Making dismissal easier in small companies would be a risk: Already many disputes
The Finnish government plans to make it easier to dismiss workers for personal reasons in companies with less than 20 people. PAM’s statistics show that there are already relatively more disputes in small companies than in large ones – even the current laws and collective agreements are not properly applied everywhere.
There are relatively more disputes of various types in small service sector companies than in large companies, according to data for 2017 in PAM’s dispute register. Whereas around 36 per cent of PAM’s members work in companies with less than 20 workers, 43 per cent of the disputes handled by the union related to workers in these companies. The total number of disputes was 892.
You can also work out that if you are employed in a small company it is around a third more likely than for a worker in a large company that a problem will emerge that develops into a dispute.
At PAM, the general feeling among administrators dealing with disputes is the same as what the statistics tell: as they see it there appear to be relatively more disputes in small companies than in large ones, also in the longer term. According to PAM’s Chief Negotiator Juha Ojala, one reason could be that some small companies do not know the laws and collective agreements well enough. Small companies often do not have a dedicated human resources manager or other specialist in employment matters, he explains.
PAM members contact the union around 50,000 times a year on labour relations issues. Just under a thousand of these cases –892 last year to be exact – are recorded as disputes. And of these a couple of hundred a year go all the way to court. Around half of both these groups are related to redundancies.
Earlier this spring PAM's President Ann Selin said that the government’s proposal would shift the enterprise risk to employees whilst the effects on employment appear uncertain. Besides, researchers have also expressed their disbelieve in the effects of employment.
“Modern leadership is about giving people more of a feeling of security than uncertainty. Then they will give the best input, they commit to the company and can plan their own lives”, Selin said on the Yle Ykkösaamu programme.

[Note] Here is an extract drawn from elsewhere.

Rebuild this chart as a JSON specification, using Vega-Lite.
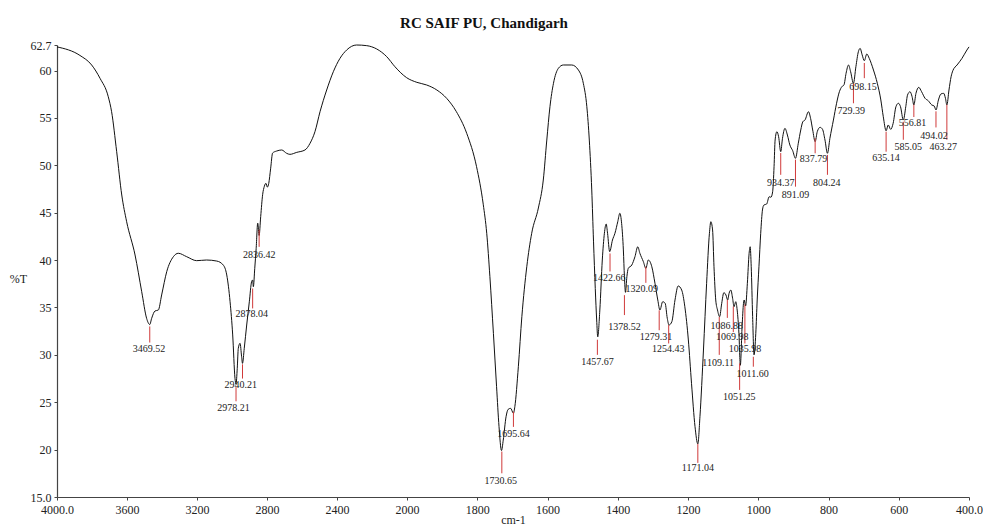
{
  "$schema": "https://vega.github.io/schema/vega-lite/v6.json",
  "width": 912,
  "height": 452,
  "autosize": "none",
  "padding": {"left": 57, "top": 45, "right": 14, "bottom": 33},
  "background": "white",
  "title": {"text": "RC SAIF PU, Chandigarh", "font": "Liberation Serif", "fontSize": 15, "fontWeight": "bold", "color": "#111", "anchor": "middle", "dx": -29, "dy": 22, "baseline": "alphabetic", "offset": 18},
  "config": {"view": {"stroke": null}},
  "datasets": {
    "spectrum": [
      {"wn":4000,"t":62.5},{"wn":3869,"t":61.6},{"wn":3802,"t":60.59},{"wn":3754,"t":59.18},{"wn":3707,"t":57.24},{"wn":3688,"t":55.66},{"wn":3659,"t":51.44},{"wn":3630,"t":46.87},{"wn":3602,"t":44.05},{"wn":3554,"t":40.54},{"wn":3516,"t":36.67},{"wn":3488,"t":33.86},{"wn":3470,"t":33.2},{"wn":3459,"t":33.86},{"wn":3440,"t":34.63},{"wn":3421,"t":34.73},{"wn":3402,"t":36.32},{"wn":3373,"t":38.78},{"wn":3335,"t":40.36},{"wn":3307,"t":40.72},{"wn":3259,"t":40.36},{"wn":3202,"t":39.94},{"wn":3145,"t":40.01},{"wn":3087,"t":39.9},{"wn":3050,"t":39.48},{"wn":3030,"t":38.43},{"wn":3011,"t":35.61},{"wn":2996,"t":32.1},{"wn":2983,"t":27.53},{"wn":2977,"t":26.9},{"wn":2970,"t":28.58},{"wn":2964,"t":30.69},{"wn":2954,"t":31.22},{"wn":2945,"t":29.8},{"wn":2940,"t":29.1},{"wn":2930,"t":30.69},{"wn":2916,"t":33.15},{"wn":2901,"t":35.6},{"wn":2888,"t":37.72},{"wn":2882,"t":37.9},{"wn":2878,"t":37.19},{"wn":2870,"t":39.13},{"wn":2862,"t":41.2},{"wn":2853,"t":43.9},{"wn":2845,"t":42.6},{"wn":2836,"t":44.6},{"wn":2825,"t":46.9},{"wn":2815,"t":47.8},{"wn":2806,"t":48.1},{"wn":2798,"t":47.7},{"wn":2790,"t":48.1},{"wn":2779,"t":49.7},{"wn":2768,"t":51.3},{"wn":2745,"t":51.51},{"wn":2716,"t":51.62},{"wn":2688,"t":51.27},{"wn":2669,"t":51.16},{"wn":2630,"t":51.37},{"wn":2583,"t":51.62},{"wn":2554,"t":52.33},{"wn":2526,"t":53.55},{"wn":2497,"t":55.66},{"wn":2459,"t":57.95},{"wn":2421,"t":59.88},{"wn":2383,"t":61.29},{"wn":2345,"t":62.17},{"wn":2288,"t":62.7},{"wn":2230,"t":62.63},{"wn":2173,"t":62.28},{"wn":2116,"t":61.47},{"wn":2069,"t":60.41},{"wn":2002,"t":59.25},{"wn":1972,"t":58.76},{"wn":1944,"t":58.48},{"wn":1915,"t":57.95},{"wn":1887,"t":57.07},{"wn":1860,"t":55.7},{"wn":1830,"t":53.38},{"wn":1802,"t":49.86},{"wn":1783,"t":45.9},{"wn":1773,"t":42.83},{"wn":1764,"t":38.25},{"wn":1754,"t":32.27},{"wn":1745,"t":26.64},{"wn":1738,"t":22.42},{"wn":1731,"t":19.9},{"wn":1726,"t":21.0},{"wn":1718,"t":23.47},{"wn":1712,"t":24.25},{"wn":1705,"t":24.36},{"wn":1697,"t":23.83},{"wn":1693,"t":24.53},{"wn":1683,"t":28.75},{"wn":1673,"t":34.03},{"wn":1659,"t":39.3},{"wn":1645,"t":42.83},{"wn":1626,"t":45.5},{"wn":1612,"t":48.45},{"wn":1602,"t":52.67},{"wn":1593,"t":56.19},{"wn":1583,"t":58.66},{"wn":1569,"t":60.24},{"wn":1555,"t":60.59},{"wn":1531,"t":60.59},{"wn":1512,"t":60.06},{"wn":1498,"t":58.66},{"wn":1488,"t":56.19},{"wn":1481,"t":52.67},{"wn":1474,"t":47.4},{"wn":1469,"t":42.0},{"wn":1464,"t":37.0},{"wn":1460,"t":33.68},{"wn":1457,"t":31.9},{"wn":1451,"t":34.73},{"wn":1444,"t":40.01},{"wn":1438,"t":42.83},{"wn":1433,"t":43.81},{"wn":1429,"t":42.83},{"wn":1423,"t":40.89},{"wn":1415,"t":42.12},{"wn":1408,"t":42.83},{"wn":1400,"t":44.05},{"wn":1394,"t":44.94},{"wn":1389,"t":43.88},{"wn":1384,"t":41.07},{"wn":1381,"t":38.25},{"wn":1378,"t":36.6},{"wn":1374,"t":38.25},{"wn":1370,"t":39.13},{"wn":1360,"t":39.48},{"wn":1351,"t":40.36},{"wn":1343,"t":41.41},{"wn":1337,"t":40.72},{"wn":1327,"t":39.83},{"wn":1320,"t":39.13},{"wn":1313,"t":40.01},{"wn":1303,"t":39.3},{"wn":1294,"t":37.55},{"wn":1286,"t":35.79},{"wn":1280,"t":34.73},{"wn":1272,"t":35.61},{"wn":1265,"t":35.44},{"wn":1259,"t":33.86},{"wn":1254,"t":33.15},{"wn":1246,"t":33.5},{"wn":1237,"t":35.79},{"wn":1228,"t":37.27},{"wn":1218,"t":36.84},{"wn":1209,"t":35.08},{"wn":1199,"t":31.57},{"wn":1190,"t":27.0},{"wn":1180,"t":22.42},{"wn":1172,"t":20.6},{"wn":1166,"t":23.47},{"wn":1156,"t":30.51},{"wn":1147,"t":37.55},{"wn":1139,"t":42.83},{"wn":1135,"t":44.05},{"wn":1130,"t":43.18},{"wn":1126,"t":39.3},{"wn":1121,"t":35.79},{"wn":1116,"t":34.73},{"wn":1110,"t":34.03},{"wn":1104,"t":35.44},{"wn":1098,"t":36.56},{"wn":1092,"t":36.32},{"wn":1087,"t":35.79},{"wn":1083,"t":36.5},{"wn":1078,"t":36.84},{"wn":1073,"t":35.97},{"wn":1069,"t":35.08},{"wn":1064,"t":35.61},{"wn":1060,"t":34.73},{"wn":1055,"t":32.27},{"wn":1051,"t":28.9},{"wn":1046,"t":32.97},{"wn":1042,"t":35.44},{"wn":1040,"t":35.79},{"wn":1036,"t":35.16},{"wn":1031,"t":37.55},{"wn":1026,"t":40.72},{"wn":1023,"t":41.41},{"wn":1020,"t":39.3},{"wn":1016,"t":34.03},{"wn":1012,"t":30.0},{"wn":1007,"t":32.27},{"wn":1003,"t":35.79},{"wn":998,"t":39.3},{"wn":993,"t":42.83},{"wn":988,"t":45.29},{"wn":984,"t":45.81},{"wn":976,"t":45.92},{"wn":969,"t":46.69},{"wn":964,"t":46.63},{"wn":959,"t":47.22},{"wn":955,"t":49.86},{"wn":952,"t":52.67},{"wn":947,"t":53.55},{"wn":942,"t":53.02},{"wn":936,"t":51.44},{"wn":931,"t":52.85},{"wn":924,"t":53.9},{"wn":917,"t":53.2},{"wn":910,"t":52.15},{"wn":902,"t":51.55},{"wn":894,"t":50.74},{"wn":886,"t":52.33},{"wn":879,"t":53.73},{"wn":873,"t":54.61},{"wn":867,"t":54.78},{"wn":857,"t":55.66},{"wn":851,"t":54.96},{"wn":845,"t":53.73},{"wn":838,"t":52.5},{"wn":832,"t":53.55},{"wn":824,"t":54.01},{"wn":817,"t":53.8},{"wn":810,"t":52.67},{"wn":803,"t":51.27},{"wn":796,"t":52.85},{"wn":786,"t":54.78},{"wn":777,"t":56.55},{"wn":769,"t":57.77},{"wn":762,"t":58.3},{"wn":756,"t":58.48},{"wn":750,"t":59.71},{"wn":743,"t":60.59},{"wn":737,"t":59.88},{"wn":729,"t":58.66},{"wn":722,"t":60.41},{"wn":715,"t":61.99},{"wn":710,"t":62.34},{"wn":704,"t":61.64},{"wn":698,"t":61.04},{"wn":691,"t":61.75},{"wn":684,"t":61.29},{"wn":672,"t":60.06},{"wn":661,"t":58.66},{"wn":651,"t":56.9},{"wn":644,"t":55.13},{"wn":636,"t":53.65},{"wn":630,"t":54.26},{"wn":623,"t":53.8},{"wn":616,"t":54.43},{"wn":608,"t":56.19},{"wn":601,"t":56.55},{"wn":595,"t":56.19},{"wn":587,"t":54.78},{"wn":580,"t":56.19},{"wn":575,"t":57.42},{"wn":568,"t":57.77},{"wn":562,"t":57.24},{"wn":557,"t":56.37},{"wn":551,"t":57.6},{"wn":543,"t":58.23},{"wn":535,"t":57.77},{"wn":525,"t":57.07},{"wn":516,"t":56.82},{"wn":506,"t":56.37},{"wn":499,"t":56.26},{"wn":494,"t":55.84},{"wn":487,"t":56.9},{"wn":480,"t":57.53},{"wn":472,"t":57.6},{"wn":467,"t":57.07},{"wn":463,"t":56.37},{"wn":457,"t":57.95},{"wn":451,"t":59.35},{"wn":446,"t":59.99},{"wn":434,"t":60.59},{"wn":420,"t":61.29},{"wn":406,"t":62.17},{"wn":400,"t":62.5}
    ],
    "peaks": [
      {"wn":3470,"y1":33.0,"y2":31.3,"tx":3474,"ty":30.6,"label":"3469.52"},
      {"wn":2977,"y1":26.6,"y2":25.1,"tx":2992,"ty":24.36,"label":"2978.21"},
      {"wn":2940,"y1":29.0,"y2":27.5,"tx":2950,"ty":26.8,"label":"2940.21"},
      {"wn":2882,"y1":37.0,"y2":34.9,"tx":2887,"ty":34.3,"label":"2878.04"},
      {"wn":2845,"y1":43.2,"y2":41.4,"tx":2844,"ty":40.54,"label":"2836.42"},
      {"wn":1730,"y1":19.8,"y2":17.5,"tx":1733,"ty":16.7,"label":"1730.65"},
      {"wn":1697,"y1":24.0,"y2":22.4,"tx":1697,"ty":21.7,"label":"1695.64"},
      {"wn":1458,"y1":31.6,"y2":30.0,"tx":1458,"ty":29.28,"label":"1457.67"},
      {"wn":1422,"y1":40.7,"y2":38.8,"tx":1424,"ty":38.08,"label":"1422.66"},
      {"wn":1381,"y1":36.3,"y2":34.2,"tx":1381,"ty":32.97,"label":"1378.52"},
      {"wn":1320,"y1":39.3,"y2":37.6,"tx":1332,"ty":36.92,"label":"1320.09"},
      {"wn":1282,"y1":34.7,"y2":32.6,"tx":1291,"ty":31.85,"label":"1279.31"},
      {"wn":1255,"y1":33.15,"y2":31.2,"tx":1256,"ty":30.59,"label":"1254.43"},
      {"wn":1172,"y1":20.6,"y2":18.6,"tx":1172,"ty":18.1,"label":"1171.04"},
      {"wn":1111,"y1":34.0,"y2":30.0,"tx":1114,"ty":29.17,"label":"1109.11"},
      {"wn":1088,"y1":35.8,"y2":33.9,"tx":1090,"ty":33.05,"label":"1086.88"},
      {"wn":1071,"y1":35.1,"y2":32.4,"tx":1074,"ty":31.85,"label":"1069.98"},
      {"wn":1038,"y1":35.3,"y2":31.2,"tx":1038,"ty":30.59,"label":"1035.98"},
      {"wn":1014,"y1":29.8,"y2":28.75,"tx":1016,"ty":27.98,"label":"1011.60"},
      {"wn":1053,"y1":29.1,"y2":26.3,"tx":1054,"ty":25.58,"label":"1051.25"},
      {"wn":936,"y1":51.3,"y2":49.0,"tx":936,"ty":48.17,"label":"934.37"},
      {"wn":894,"y1":50.6,"y2":47.75,"tx":894,"ty":46.87,"label":"891.09"},
      {"wn":838,"y1":52.85,"y2":51.27,"tx":843,"ty":50.63,"label":"837.79"},
      {"wn":803,"y1":51.1,"y2":49.0,"tx":805,"ty":48.17,"label":"804.24"},
      {"wn":729,"y1":58.66,"y2":56.55,"tx":735,"ty":55.77,"label":"729.39"},
      {"wn":698,"y1":60.8,"y2":59.2,"tx":702,"ty":58.3,"label":"698.15"},
      {"wn":636,"y1":53.55,"y2":51.44,"tx":636,"ty":50.74,"label":"635.14"},
      {"wn":587,"y1":54.6,"y2":52.7,"tx":573,"ty":51.9,"label":"585.05"},
      {"wn":557,"y1":56.4,"y2":55.1,"tx":561,"ty":54.43,"label":"556.81"},
      {"wn":494,"y1":55.7,"y2":54.0,"tx":500,"ty":53.13,"label":"494.02"},
      {"wn":463,"y1":56.4,"y2":52.7,"tx":473,"ty":51.9,"label":"463.27"}
    ]
  },
  "layer": [
    {
      "data": {"name": "spectrum"},
      "mark": {"type": "line", "color": "#111", "strokeWidth": 1, "interpolate": "monotone"},
      "encoding": {
        "x": {
          "field": "wn", "type": "quantitative",
          "scale": {"domain": [4000, 2000, 400], "range": [0, 350, 912], "nice": false, "zero": false},
          "axis": {
            "title": "cm-1", "titleFont": "Liberation Serif", "titleFontSize": 12, "titleFontWeight": "normal", "titleColor": "#222",
            "titleX": 456, "titleY": 22, "titleBaseline": "middle",
            "values": [4000, 3600, 3200, 2800, 2400, 2000, 1800, 1600, 1400, 1200, 1000, 800, 600, 400],
            "format": "d",
            "labelExpr": "datum.value == 4000 ? '4000.0' : (datum.value == 400 ? '400.0' : datum.label)",
            "labelFont": "Liberation Serif", "labelFontSize": 12, "labelColor": "#222", "labelPadding": 4,
            "labelOverlap": false, "labelFlush": false,
            "tickSize": 3, "tickColor": "#444", "domainColor": "#444", "domainWidth": 1.2, "grid": false
          }
        },
        "y": {
          "field": "t", "type": "quantitative",
          "scale": {"domain": [15, 62.7], "nice": false, "zero": false},
          "axis": {
            "title": "%T", "titleFont": "Liberation Serif", "titleFontSize": 12, "titleFontWeight": "normal", "titleColor": "#222",
            "titleAngle": 0, "titleX": -39, "titleY": 233, "titleAlign": "center", "titleBaseline": "middle",
            "values": [15, 20, 25, 30, 35, 40, 45, 50, 55, 60, 62.7],
            "labelExpr": "datum.value == 15 ? '15.0' : (datum.value == 62.7 ? '62.7' : format(datum.value, 'd'))",
            "labelFont": "Liberation Serif", "labelFontSize": 12, "labelColor": "#222", "labelPadding": 3,
            "labelOverlap": false, "labelFlush": false,
            "tickSize": 3, "tickColor": "#444", "domainColor": "#444", "domainWidth": 1.2, "grid": false
          }
        }
      }
    },
    {
      "data": {"name": "peaks"},
      "mark": {"type": "rule", "color": "#d03a3a", "strokeWidth": 1},
      "encoding": {
        "x": {"field": "wn", "type": "quantitative"},
        "y": {"field": "y1", "type": "quantitative"},
        "y2": {"field": "y2"}
      }
    },
    {
      "data": {"name": "peaks"},
      "mark": {"type": "text", "font": "Liberation Serif", "fontSize": 10, "color": "#222", "align": "center", "baseline": "middle"},
      "encoding": {
        "x": {"field": "tx", "type": "quantitative"},
        "y": {"field": "ty", "type": "quantitative"},
        "text": {"field": "label"}
      }
    }
  ]
}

The Finnish government announced in its round table session in April that it intends to introduce separate legislation to make dismissals easier in small companies with less than 20 people. The intention is to lower the dismissal threshold in situations where the reason for dismissal is personal reasons, but the exact content of the forthcoming draft law is not yet known. The government claims that this is a means to lower the threshold for companies to take on staff, but in a recent press release PAM condemned the government’s plans as ineffective and because they will increase inequality.